Baby Care

CDC warns of virus that killed a newborn baby in Hamden

CDC warns of virus that killed a newborn baby in Hamden
Written by Publishing Team

Less than three weeks after a 34-day-old baby from Hamden died of parechovirus, the Centers for Disease Control and Prevention has put out an alert warning doctors of the virus’ increasing prevalence.

The federal agency said it has received reports of parechovirus, or PeV, infections in young infants in multiple states since May.

Human parechoviruses are common childhood germs that could cause no symptoms, mild symptoms or severe illness. Only one species, PeV-A, causes disease in humans, and PeV-A3 most often causes severe illness, the CDC said in its alert Tuesday.

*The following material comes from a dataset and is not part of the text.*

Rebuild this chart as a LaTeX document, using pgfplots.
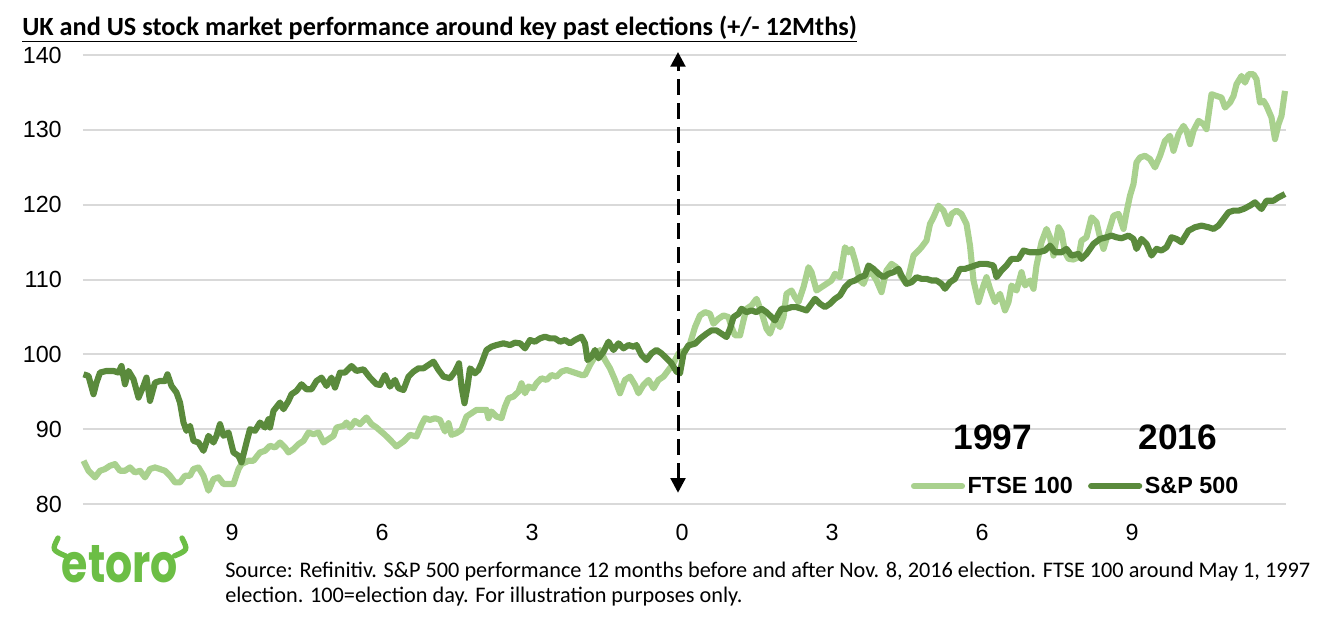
\documentclass[border=0pt]{standalone}
\usepackage{pgfplots}
\pgfplotsset{compat=1.18}
\usepackage{fontspec}
\setmainfont{Liberation Sans}
\newfontfamily\calibri{Carlito}
\newfontfamily\poppins{Poppins}
\usetikzlibrary{arrows.meta}
\definecolor{ftse}{HTML}{A9D18E}
\definecolor{spx}{HTML}{5A8A3C}
\definecolor{gridc}{HTML}{D9D9D9}
\definecolor{etoro}{HTML}{6CBE45}
\begin{document}
\begin{tikzpicture}[x=1pt,y=1pt]
\path[use as bounding box] (-62.25pt,-91.5pt) rectangle (936.75pt,378pt);
\begin{axis}[
 at={(0pt,0pt)}, anchor=south west,
 scale only axis, width=902.25pt, height=336.75pt,
 xmin=-11.98, xmax=12.08, ymin=80, ymax=140,
 xtick={-9,-6,-3,0,3,6,9}, xticklabels={9,6,3,0,3,6,9},
 ytick={80,90,...,140},
 ymajorgrids, grid style={gridc, line width=1.5pt},
 axis line style={draw=none},
 major tick length=0pt,
 tick label style={font=\fontsize{17.5}{20}\selectfont, inner sep=0pt},
 /pgf/number format/assume math mode=true,
 yticklabel style={anchor=east, xshift=-15.75pt},
 xticklabel style={anchor=north, yshift=-14.6pt},
 clip=false,
 legend style={draw=none, fill=none, at={(axis description cs:0.688,0.04)}, anchor=west,
   legend columns=2, font=\fontsize{17.5}{20}\selectfont\bfseries, inner sep=0pt,
   /tikz/every even column/.append style={column sep=9.5pt}, cells={anchor=west}},
 legend image code/.code={\draw[#1, line cap=round] (2pt,0pt) -- (38pt,0pt);},
]
\addplot[ftse, line width=4.6pt, line join=round] coordinates {
(-11.97,85.78)(-11.87,84.44)(-11.74,83.56)(-11.64,84.44)(-11.54,84.67)(-11.44,85.11)(-11.34,85.33)(-11.24,84.44)(-11.14,84.44)(-11.04,84.89)(-10.94,84.22)(-10.84,84.44)(-10.74,83.56)(-10.64,84.67)(-10.54,84.89)(-10.44,84.67)(-10.34,84.44)(-10.24,83.78)(-10.14,82.89)(-10.04,82.89)(-9.94,83.78)(-9.84,83.78)(-9.77,84.67)(-9.67,84.89)(-9.57,83.78)(-9.47,81.78)(-9.37,83.33)(-9.27,83.56)(-9.17,82.67)(-9.04,82.67)(-8.97,82.67)(-8.87,84.67)(-8.81,85.33)(-8.67,85.78)(-8.57,85.78)(-8.44,86.89)(-8.34,87.11)(-8.24,87.78)(-8.14,87.56)(-8.04,88.22)(-7.94,87.56)(-7.87,86.89)(-7.77,87.33)(-7.67,88.0)(-7.57,88.44)(-7.47,89.56)(-7.37,89.33)(-7.27,89.56)(-7.17,88.22)(-7.07,88.67)(-6.97,89.11)(-6.91,90.22)(-6.77,90.44)(-6.71,90.89)(-6.64,90.22)(-6.54,91.11)(-6.44,90.67)(-6.31,91.56)(-6.21,90.67)(-6.11,90.22)
(-5.94,89.24)(-5.84,88.58)(-5.71,87.69)(-5.57,88.36)(-5.44,89.24)(-5.31,89.02)(-5.21,90.58)(-5.14,91.47)(-5.04,91.24)(-4.94,91.47)(-4.84,91.24)(-4.74,89.69)(-4.67,90.8)(-4.61,89.24)(-4.51,89.47)(-4.41,89.91)(-4.31,91.69)(-4.21,92.13)(-4.11,92.58)(-4.01,92.58)(-3.91,92.58)(-3.87,91.47)(-3.81,92.36)(-3.71,91.69)(-3.61,91.47)(-3.54,93.02)(-3.47,94.13)(-3.37,94.36)(-3.27,95.02)(-3.21,96.13)(-3.14,94.8)(-3.07,95.69)(-2.97,95.47)(-2.91,96.13)(-2.81,96.8)(-2.71,96.58)(-2.61,97.24)(-2.51,97.02)(-2.41,97.69)(-2.31,97.91)(-2.21,97.69)(-2.11,97.47)(-2.01,97.24)(-1.94,97.24)(-1.84,98.58)(-1.74,99.69)(-1.64,100.58)(-1.54,99.24)(-1.44,98.13)(-1.34,96.58)(-1.24,94.8)(-1.14,96.58)(-1.04,97.02)(-0.94,95.91)(-0.87,94.8)(-0.77,95.91)(-0.67,96.58)(-0.57,95.47)(-0.47,96.58)(-0.37,97.02)(-0.27,97.91)(-0.17,98.8)(-0.07,100.13)
(0.06,100.53)(0.16,101.42)(0.26,103.64)(0.36,105.2)(0.46,105.64)(0.56,105.42)(0.63,104.09)(0.73,104.76)(0.83,105.2)(0.93,104.98)(0.99,103.64)(1.06,102.53)(1.16,102.53)(1.23,104.53)(1.29,106.09)(1.39,106.53)(1.49,107.42)(1.59,105.64)(1.69,103.42)(1.76,102.76)(1.86,104.53)(1.96,103.64)(2.03,104.98)(2.09,108.09)(2.19,108.53)(2.26,107.64)(2.33,106.98)(2.43,108.98)(2.53,111.64)(2.59,110.98)(2.69,108.53)(2.79,108.98)(2.89,109.42)(2.99,109.87)(3.06,110.76)(3.16,110.31)(3.26,114.31)(3.33,113.64)(3.39,114.09)(3.46,112.53)(3.56,109.87)(3.63,109.42)(3.69,110.53)(3.79,110.98)(3.89,109.87)(3.99,108.31)(4.09,111.2)(4.19,112.09)(4.29,111.64)(4.39,110.31)(4.49,109.42)(4.56,111.2)(4.63,113.2)(4.73,113.87)(4.79,114.31)(4.89,115.2)(4.96,117.42)(5.03,118.31)(5.13,119.87)(5.23,119.2)(5.33,117.42)(5.39,118.76)(5.49,119.2)(5.59,118.76)(5.69,117.42)(5.76,114.53)(5.83,109.87)(5.93,106.98)
(6.03,109.2)(6.09,110.31)(6.16,108.76)(6.26,106.98)(6.36,108.09)(6.46,105.87)(6.53,106.98)(6.59,109.2)(6.69,108.53)(6.79,110.98)(6.86,109.2)(6.96,109.87)(7.03,108.76)(7.09,111.87)(7.19,114.98)(7.29,116.76)(7.36,115.64)(7.43,113.2)(7.53,116.98)(7.59,116.31)(7.66,113.64)(7.73,112.76)(7.83,112.67)(7.93,112.98)(7.99,115.2)(8.09,115.64)(8.19,118.31)(8.29,117.64)(8.36,115.64)(8.43,114.09)(8.53,116.31)(8.63,118.53)(8.73,118.76)(8.83,116.76)(8.89,118.98)(8.96,121.2)(9.03,122.76)(9.09,125.64)(9.16,126.31)(9.26,126.53)(9.36,126.09)(9.46,124.98)(9.56,126.53)(9.66,128.53)(9.76,129.2)(9.83,127.2)(9.93,129.42)(10.03,130.53)(10.09,129.87)(10.16,128.09)(10.23,129.87)(10.33,131.2)(10.43,130.76)(10.49,130.09)(10.59,134.76)(10.69,134.53)(10.79,134.31)(10.86,132.98)(10.96,133.64)(11.03,134.53)(11.09,136.09)(11.19,137.2)(11.26,136.31)(11.33,137.42)(11.43,137.42)(11.49,136.76)(11.56,133.64)(11.63,133.87)(11.69,133.2)(11.79,131.64)(11.86,128.76)(11.93,130.76)(11.99,131.87)(12.06,135.2)
};
\addlegendentry{FTSE 100}
\addplot[spx, line width=4.6pt, line join=round] coordinates {
(-11.97,97.33)(-11.87,97.11)(-11.77,94.67)(-11.71,96.22)(-11.64,97.56)(-11.51,97.78)(-11.37,97.78)(-11.27,97.56)(-11.21,98.44)(-11.14,96.0)(-11.07,97.78)(-10.97,96.67)(-10.87,94.22)(-10.77,95.78)(-10.71,96.89)(-10.64,93.78)(-10.54,96.22)(-10.44,96.44)(-10.34,96.44)(-10.29,97.33)(-10.21,95.78)(-10.11,94.89)(-10.04,93.56)(-9.97,90.89)(-9.91,89.78)(-9.84,90.44)(-9.77,88.44)(-9.67,88.22)(-9.57,87.11)(-9.47,89.11)(-9.37,88.22)(-9.31,89.11)(-9.24,90.67)(-9.17,89.11)(-9.07,89.56)(-8.97,86.89)(-8.87,86.44)(-8.81,85.56)(-8.71,88.22)(-8.64,90.0)(-8.54,89.78)(-8.44,90.89)(-8.34,90.22)(-8.27,91.33)(-8.24,90.22)(-8.17,92.44)(-8.04,93.56)(-7.97,92.67)(-7.87,93.78)(-7.81,94.67)(-7.71,95.11)(-7.61,96.0)(-7.51,95.33)(-7.41,95.33)(-7.31,96.44)(-7.21,96.89)(-7.11,95.78)(-7.01,96.89)(-6.94,95.56)(-6.84,97.56)(-6.74,97.56)(-6.61,98.44)(-6.51,97.78)(-6.37,98.0)(-6.24,96.89)(-6.11,96.0)
(-6.04,95.91)(-5.94,97.24)(-5.84,95.69)(-5.74,96.58)(-5.67,95.47)(-5.57,95.24)(-5.47,97.02)(-5.37,97.69)(-5.27,98.13)(-5.17,98.13)(-5.07,98.58)(-4.97,99.02)(-4.87,97.91)(-4.77,97.02)(-4.64,96.8)(-4.54,97.69)(-4.46,98.8)(-4.41,95.69)(-4.35,93.47)(-4.29,95.69)(-4.24,98.13)(-4.14,97.47)(-4.07,97.91)(-4.01,98.8)(-3.91,100.58)(-3.81,101.02)(-3.71,101.24)(-3.57,101.47)(-3.44,101.24)(-3.34,101.56)(-3.24,101.47)(-3.14,100.8)(-3.04,101.91)(-2.94,101.69)(-2.84,102.13)(-2.74,102.36)(-2.64,102.13)(-2.54,102.13)(-2.44,101.69)(-2.34,101.91)(-2.24,101.47)(-2.14,101.91)(-2.01,102.36)(-1.94,101.47)(-1.89,99.24)(-1.81,99.69)(-1.74,100.58)(-1.67,99.47)(-1.57,100.36)(-1.47,101.69)(-1.37,100.58)(-1.27,101.47)(-1.17,100.8)(-1.07,101.24)(-0.97,101.02)(-0.91,101.24)(-0.81,99.91)(-0.71,99.24)(-0.61,100.13)(-0.51,100.58)(-0.41,100.13)(-0.31,99.47)(-0.21,98.8)(-0.11,97.69)(-0.04,97.47)
(0.03,100.09)(0.13,101.2)(0.26,101.42)(0.36,102.09)(0.49,102.76)(0.59,103.2)(0.69,103.2)(0.79,102.76)(0.89,102.31)(0.96,103.42)(1.03,104.98)(1.13,105.42)(1.19,106.09)(1.29,105.64)(1.39,105.87)(1.49,105.64)(1.59,106.09)(1.69,105.64)(1.79,104.98)(1.86,104.53)(1.93,105.42)(1.99,106.09)(2.09,106.09)(2.19,106.31)(2.29,106.31)(2.39,106.09)(2.49,105.87)(2.59,106.76)(2.66,107.42)(2.76,106.76)(2.86,106.31)(2.96,106.76)(3.06,107.42)(3.16,107.87)(3.26,108.98)(3.36,109.64)(3.46,109.87)(3.56,110.31)(3.66,110.53)(3.73,111.87)(3.83,111.42)(3.93,110.76)(4.03,110.31)(4.13,110.76)(4.23,110.98)(4.33,111.42)(4.39,110.53)(4.49,109.42)(4.59,109.64)(4.69,110.31)(4.79,110.09)(4.89,110.09)(4.99,109.87)(5.09,109.87)(5.19,109.42)(5.26,108.76)(5.36,109.64)(5.46,110.09)(5.56,111.42)(5.66,111.42)(5.76,111.64)(5.86,111.87)(5.96,112.09)
(6.09,112.09)(6.23,111.87)(6.29,110.31)(6.39,111.2)(6.49,111.87)(6.59,112.76)(6.73,112.76)(6.83,113.87)(6.96,113.64)(7.13,113.64)(7.26,113.87)(7.36,114.53)(7.46,113.64)(7.59,113.64)(7.69,114.09)(7.79,113.2)(7.93,113.42)(7.99,112.76)(8.09,113.42)(8.23,114.76)(8.36,115.42)(8.49,115.64)(8.59,115.87)(8.69,115.64)(8.79,115.51)(8.93,115.87)(9.03,115.42)(9.09,114.09)(9.19,115.42)(9.29,114.76)(9.39,113.2)(9.49,114.09)(9.59,113.87)(9.69,114.31)(9.79,115.64)(9.89,115.42)(9.99,114.98)(10.13,116.53)(10.26,116.98)(10.39,117.2)(10.53,116.98)(10.63,116.76)(10.73,117.2)(10.83,118.09)(10.93,118.98)(11.03,119.2)(11.13,119.2)(11.23,119.42)(11.36,119.87)(11.46,120.31)(11.59,119.42)(11.69,120.53)(11.83,120.53)(11.93,120.98)(12.06,121.42)
};
\addlegendentry{S\&P 500}
\draw[black, line width=2.25pt, dash pattern=on 12pt off 6pt,
  {Triangle[width=11pt,length=11pt]}-{Triangle[width=11pt,length=11pt]}]
  (axis cs:-0.08,81.5) -- (axis cs:-0.08,140.4);
\end{axis}
\node[font=\fontsize{26.5}{30}\selectfont\bfseries] at (682.5pt,50.25pt) {1997};
\node[font=\fontsize{26.5}{30}\selectfont\bfseries] at (821.25pt,50.25pt) {2016};
\node[anchor=base west, inner sep=0pt, font=\calibri\bfseries\fontsize{19.7}{23}\selectfont]
  at (-45.75pt,351.75pt) {\underline{UK and US stock market performance around key past elections (+/- 12Mths)}};
\node[anchor=base west, inner sep=0pt, font=\calibri\fontsize{16.7}{19}\selectfont]
  at (106.5pt,-54.75pt) {Source: Refinitiv. S\&P 500 performance 12 months before and after Nov. 8, 2016 election. FTSE 100 around May 1, 1997};
\node[anchor=base west, inner sep=0pt, font=\calibri\fontsize{16.7}{19}\selectfont]
  at (106.5pt,-73.5pt) {election. 100=election day. For illustration purposes only.};
\node[etoro, font=\poppins\bfseries\fontsize{40}{44}\selectfont] at (27.75pt,-45pt) {\scalebox{0.8}[1]{etoro}};
\draw[etoro, line width=4pt, line cap=round] (-18.75pt,-25.5pt) .. controls (-23.25pt,-34.5pt) .. (-13pt,-39pt);
\draw[etoro, line width=4pt, line cap=round] (74.25pt,-25.5pt) .. controls (78.75pt,-34.5pt) .. (68.5pt,-39pt);
\end{tikzpicture}
\end{document}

PeV symptoms for children between 6 months and 5 years old include upper respiratory tract infections, fevers and rashes. However, symptoms of PeV get worse for younger patients. Infants less than three months old could present symptoms such as sepsis-like illness, seizures and meningitis, according to the CDC.

Ronan Delancy was born healthy on May 21. Just 34 days later, he died from the virus.

Ten days after Ronan was born, his mother noticed the newborn had a rash on his cheeks, a redness on his chest. and was less active. Later, in a second hospital visit, the infant was having worsening seizures. Doctors put the baby in a medically induced coma and finally discovered what was causing such harm: the parechovirus.

Though Ronan’s family hoped he would survive, he died on June 24 — at 34 days old — in his mother’s arms.

Though the CDC said it has received multiple reports of the virus across the country, the agency cannot compare this year’s cases to previous years as there is “no systematic surveillance” for the virus in the United States.

“PeV laboratory testing has become more widely available in recent years, and it is possible that increased testing has led to a higher number of PeV diagnoses compared with previous years,” the CDC added.

The CDC advised clinicians in an alert Tuesday to consider PeV as a potential diagnosis when infants present certain symptoms.

The health agency noted that there is no specific treatment for PeV infection, but a diagnosis in infants could change management strategies and “provide important health information for families.”

Both symptomatic and asymptomatic patients can transmit PeV through the fecal-oral route, or when fecal particles end up in the mouth of another person, or respiratory routes, such as through saliva or droplets from coughing, sneezing or talking.

The virus most often circulates in the summer and fall, the CDC said.

This story included previous reporting from Jordan Fenster.